What changed
RBI finalized and issued binding guidelines on the compliance function in banks, replacing the draft guidelines from November 2006. Banks must now implement these guidelines fully within six months, with compliance reviewed during the next Annual Financial Inspection.
What it means for you
Banks must elevate the compliance function to a key pillar of corporate governance, ensuring it is independent and adequately resourced. This shift recognizes compliance risk as a critical component of integrated risk management, requiring banks to proactively manage reputational and economic risks from non-compliance.
What you must do
- Establish or strengthen an independent compliance function within six months, ensuring it reports directly to senior management or the board.
- Integrate compliance risk management into the enterprise-wide risk management framework.

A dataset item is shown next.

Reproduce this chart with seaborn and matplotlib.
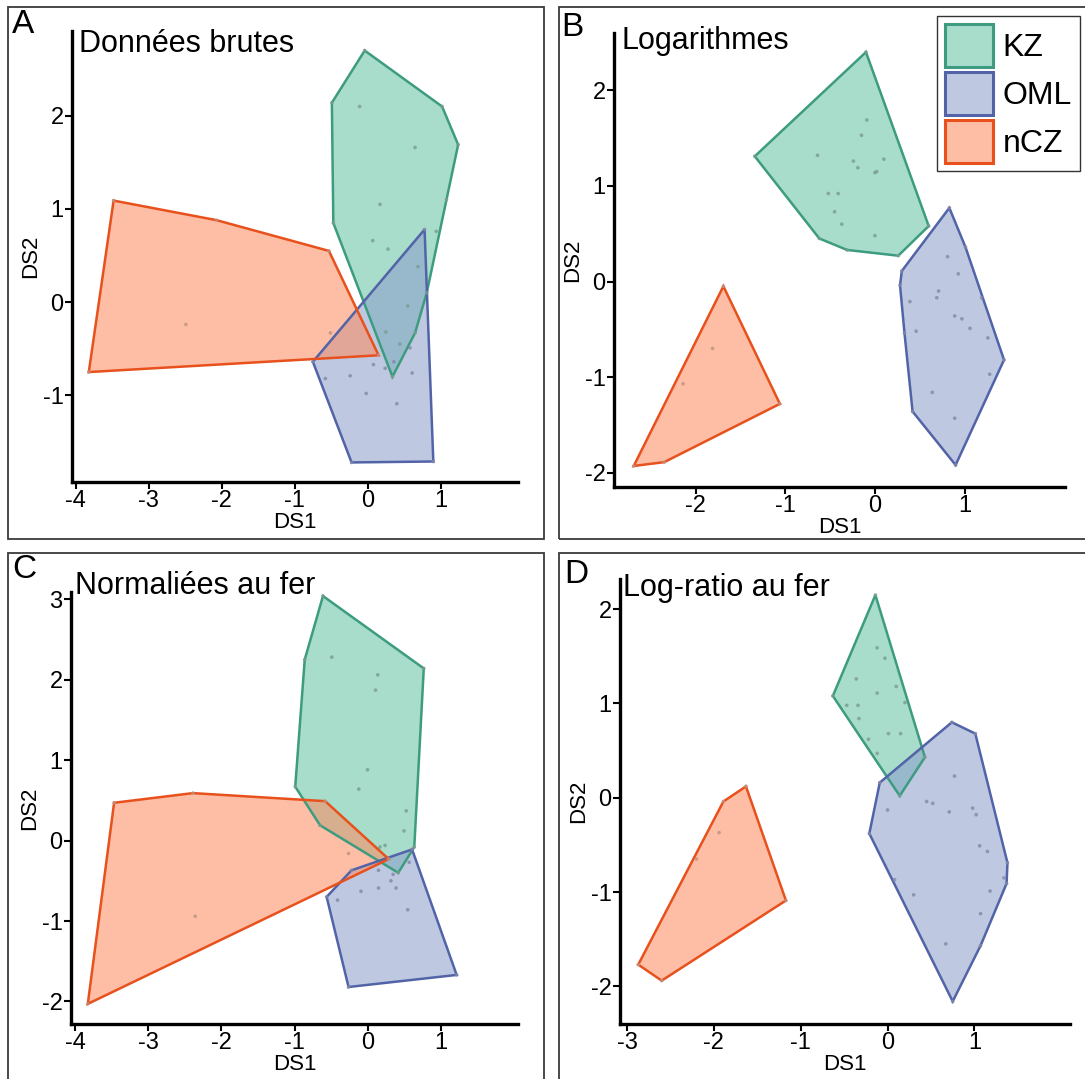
import matplotlib.pyplot as plt
import matplotlib.patches as mpatches
from matplotlib.colors import to_rgba
import pandas as pd
import seaborn as sns

W, H = 1085, 1079

GROUPS = ['KZ', 'OML', 'nCZ']
FILL = {'KZ': '#66c2a5', 'OML': '#8da0cb', 'nCZ': '#fc8d62'}
EDGE = {'KZ': '#3d9c80', 'OML': '#5263a8', 'nCZ': '#e8501c'}
DOT = {'KZ': '#7a9c92', 'OML': '#8088a8', 'nCZ': '#c09282'}

# A - Données brutes
A_KZ_DS1 = [-0.04, 1.02, 1.24, 1.08, 0.81, 0.65, 0.34, -0.47, -0.49,
            -0.11, 0.65, 0.17, 0.07, 0.28, 0.94, 0.69, 0.55, 0.25, 0.44]
A_KZ_DS2 = [2.70, 2.10, 1.69, 1.10, 0.10, -0.33, -0.80, 0.85, 2.14,
            2.10, 1.66, 1.05, 0.66, 0.57, 0.76, 0.38, -0.04, -0.32, -0.45]
A_OML_DS1 = [0.78, 0.90, -0.22, -0.75, -0.58, -0.24, -0.02, 0.40, 0.61, 0.08, 0.24, 0.36, 0.58]
A_OML_DS2 = [0.78, -1.71, -1.72, -0.64, -0.82, -0.79, -0.98, -1.09, -0.76, -0.67, -0.71, -0.64, -0.49]
A_NCZ_DS1 = [-3.48, -2.07, -0.53, 0.15, -3.82, -2.49, -0.51]
A_NCZ_DS2 = [1.09, 0.88, 0.55, -0.57, -0.75, -0.24, -0.33]

# B - Logarithmes
B_KZ_DS1 = [-0.10, 0.60, 0.26, -0.31, -0.62, -1.34,
            -0.09, -0.15, -0.64, -0.24, -0.19, 0.10, 0.0, 0.02, -0.52, -0.41, -0.45, -0.37, 0.0]
B_KZ_DS2 = [2.40, 0.58, 0.27, 0.33, 0.45, 1.31,
            1.69, 1.53, 1.32, 1.26, 1.19, 1.28, 1.14, 1.15, 0.92, 0.92, 0.73, 0.60, 0.48]
B_OML_DS1 = [0.83, 1.01, 1.44, 0.90, 0.42, 0.33, 0.28, 0.30,
             0.81, 0.93, 0.71, 0.69, 0.39, 0.89, 0.97, 0.46, 1.06, 1.19, 1.26, 1.28, 0.64, 0.89]
B_OML_DS2 = [0.77, 0.36, -0.82, -1.92, -1.36, -0.54, -0.04, 0.11,
             0.26, 0.08, -0.10, -0.17, -0.21, -0.36, -0.39, -0.52, -0.49, -0.17, -0.59, -0.97, -1.16, -1.43]
B_NCZ_DS1 = [-1.69, -1.06, -2.35, -2.69, -1.81, -2.14]
B_NCZ_DS2 = [-0.05, -1.28, -1.89, -1.93, -0.70, -1.07]

# C - Normaliées au fer
C_KZ_DS1 = [-0.61, 0.77, 0.64, 0.42, -0.65, -0.99, -0.86,
            -0.49, 0.14, 0.11, 0.0, -0.12, 0.53, 0.50, 0.24, 0.17]
C_KZ_DS2 = [3.04, 2.14, -0.08, -0.40, 0.19, 0.67, 2.25,
            2.28, 2.06, 1.87, 0.88, 0.64, 0.37, 0.12, -0.06, -0.08]
C_OML_DS1 = [0.61, 1.22, -0.26, -0.56, -0.22,
             -0.41, -0.09, 0.15, 0.39, 0.32, 0.35, 0.15, 0.55, 0.57]
C_OML_DS2 = [-0.11, -1.67, -1.82, -0.70, -0.37,
             -0.74, -0.63, -0.59, -0.59, -0.50, -0.42, -0.37, -0.86, -0.27]
C_NCZ_DS1 = [-3.47, -2.39, -0.58, 0.29, -3.83, -2.36, -0.26]
C_NCZ_DS2 = [0.47, 0.59, 0.49, -0.23, -2.03, -0.94, -0.16]

# D - Log-ratio au fer
D_KZ_DS1 = [-0.14, 0.43, 0.14, -0.63,
            -0.12, -0.03, -0.36, 0.10, -0.12, -0.47, -0.34, 0.20, -0.33, -0.22, 0.01, 0.15, -0.12]
D_KZ_DS2 = [2.15, 0.43, 0.02, 1.08,
            1.59, 1.48, 1.26, 1.18, 1.11, 0.98, 0.98, 1.01, 0.84, 0.62, 0.68, 0.68, 0.47]
D_OML_DS1 = [0.74, 1.01, 1.38, 1.37, 1.07, 0.75, -0.21, -0.09,
             0.77, 0.45, 0.52, 0.0, 0.71, 0.98, 1.02, 1.06, 1.15, 1.34, 1.18, 0.30, 0.08, 1.07, 0.67]
D_OML_DS2 = [0.80, 0.68, -0.69, -0.91, -1.57, -2.16, -0.38, 0.16,
             0.23, -0.04, -0.06, -0.13, -0.15, -0.11, -0.18, -0.51, -0.57, -0.85, -0.99, -1.03, -0.87, -1.23, -1.55]
D_NCZ_DS1 = [-1.63, -1.17, -2.60, -2.87, -1.89, -1.94, -2.20]
D_NCZ_DS2 = [0.12, -1.09, -1.94, -1.77, -0.04, -0.37, -0.65]

TITLES = ['Données brutes', 'Logarithmes', 'Normaliées au fer', 'Log-ratio au fer']
LETTERS = ['A', 'B', 'C', 'D']


def make_df(kz_x, kz_y, oml_x, oml_y, ncz_x, ncz_y):
    rows = []
    for g, xs, ys in [('KZ', kz_x, kz_y), ('OML', oml_x, oml_y), ('nCZ', ncz_x, ncz_y)]:
        for x, y in zip(xs, ys):
            rows.append({'DS1': x, 'DS2': y, 'group': g})
    return pd.DataFrame(rows)


def hull(points):
    pts = sorted(set(points))

    def cross(o, a, b):
        return (a[0] - o[0]) * (b[1] - o[1]) - (a[1] - o[1]) * (b[0] - o[0])

    lower, upper = [], []
    for p in pts:
        while len(lower) >= 2 and cross(lower[-2], lower[-1], p) <= 0:
            lower.pop()
        lower.append(p)
    for p in reversed(pts):
        while len(upper) >= 2 and cross(upper[-2], upper[-1], p) <= 0:
            upper.pop()
        upper.append(p)
    return lower[:-1] + upper[:-1]


frames = [
    make_df(A_KZ_DS1, A_KZ_DS2, A_OML_DS1, A_OML_DS2, A_NCZ_DS1, A_NCZ_DS2),
    make_df(B_KZ_DS1, B_KZ_DS2, B_OML_DS1, B_OML_DS2, B_NCZ_DS1, B_NCZ_DS2),
    make_df(C_KZ_DS1, C_KZ_DS2, C_OML_DS1, C_OML_DS2, C_NCZ_DS1, C_NCZ_DS2),
    make_df(D_KZ_DS1, D_KZ_DS2, D_OML_DS1, D_OML_DS2, D_NCZ_DS1, D_NCZ_DS2),
]

# layout in pixels: axes (left, top, right, bottom), limits, ticks
axes_px = [(72, 31, 518, 482), (614, 33, 1065, 487), (71, 592, 518, 1024), (620, 579, 1070, 1024)]
xlims = [(-4.05, 2.06), (-2.91, 2.12), (-4.06, 2.06), (-3.08, 2.10)]
ylims = [(-1.93, 2.91), (-2.15, 2.60), (-2.28, 3.09), (-2.40, 2.32)]
xticks = [range(-4, 2), range(-2, 2), range(-4, 2), range(-3, 2)]
yticks = [range(-1, 3), range(-2, 3), range(-2, 4), range(-2, 3)]
title_px = [(79, 44), (622, 41), (75, 586), (623, 588)]
letter_px = [(12, 9), (561, 12), (12, 554), (564, 559)]
frame_px = [(8, 7, 544, 539), (559, 7, 1095, 539), (8, 553, 544, 1095), (559, 553, 1095, 1095)]

sns.set_theme(style='white')
plt.rcParams['font.family'] = ['Liberation Sans', 'DejaVu Sans']
plt.rcParams['axes.unicode_minus'] = False
plt.rcParams['text.color'] = 'black'

fig = plt.figure(figsize=(W / 100, H / 100), dpi=100)

for i, df in enumerate(frames):
    l, t, r, b = axes_px[i]
    ax = fig.add_axes([l / W, 1 - b / H, (r - l) / W, (b - t) / H])
    for g in GROUPS:
        sub = df[df['group'] == g]
        hp = hull(list(zip(sub['DS1'], sub['DS2'])))
        ax.fill([p[0] for p in hp], [p[1] for p in hp], facecolor=FILL[g], alpha=0.57,
                edgecolor='none', zorder=2)
        ax.fill([p[0] for p in hp], [p[1] for p in hp], facecolor='none',
                edgecolor=EDGE[g], linewidth=1.8, zorder=3)
    sns.scatterplot(data=df, x='DS1', y='DS2', hue='group', palette=DOT, s=7,
                    linewidth=0, alpha=0.8, legend=False, ax=ax, zorder=4)
    ax.set_xlim(*xlims[i])
    ax.set_ylim(*ylims[i])
    ax.set_xticks(list(xticks[i]))
    ax.set_yticks(list(yticks[i]))
    ax.tick_params(direction='out', length=5, width=1.5, color='black', labelsize=17,
                   labelcolor='black', bottom=True, left=True, pad=1)
    for s in ['top', 'right']:
        ax.spines[s].set_visible(False)
    for s in ['left', 'bottom']:
        ax.spines[s].set_color('black')
        ax.spines[s].set_linewidth(2.4)
    ax.set_xlabel('DS1', fontsize=16, labelpad=0, color='black')
    ax.set_ylabel('DS2', fontsize=16, labelpad=1, color='black')
    ax.patch.set_alpha(0)

    tx, ty = title_px[i]
    fig.text(tx / W, 1 - ty / H, TITLES[i], fontsize=22, ha='left', va='center')
    lx, ly = letter_px[i]
    fig.text(lx / W, 1 - ly / H, LETTERS[i], fontsize=24, ha='left', va='top')
    fl, ft, fr, fb = frame_px[i]
    fig.add_artist(mpatches.Rectangle((fl / W, 1 - fb / H), (fr - fl) / W, (fb - ft) / H,
                                      transform=fig.transFigure, fill=False,
                                      edgecolor='#3a3a3a', linewidth=1.3))

handles = [mpatches.Patch(facecolor=to_rgba(FILL[g], 0.57), edgecolor=EDGE[g],
                          linewidth=2.2, label=g) for g in GROUPS]
leg = fig.legend(handles=handles, loc='upper right', bbox_to_anchor=(1080 / W, 1 - 16 / H),
                 fontsize=23, frameon=True, fancybox=False, edgecolor='black',
                 handlelength=1.5, handleheight=1.7, handletextpad=0.3,
                 labelspacing=0.15, borderpad=0.25, borderaxespad=0)
leg.get_frame().set_linewidth(1.0)

fig.savefig('out.png', dpi=100)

- Ensure compliance covers all statutory provisions, regulatory guidelines, industry codes, and internal policies.
- Prepare for a comprehensive review of the compliance function during the next Annual Financial Inspection by RBI.
Who it affects
All scheduled commercial banks (excluding RRBs), Bank-led financial conglomerates, Compliance officers and risk management teams, Senior management and boards of banks
What is the deadline for implementing these compliance guidelines?
Banks must implement the guidelines fully within six months from the date of the circular, i.e., by October 20, 2007.
Does this circular apply to Regional Rural Banks (RRBs)?
No, the circular explicitly excludes RRBs; it applies to all other scheduled commercial banks.
How will RBI verify compliance with these guidelines?
Implementation will be reviewed during the ensuing Annual Financial Inspection conducted by RBI.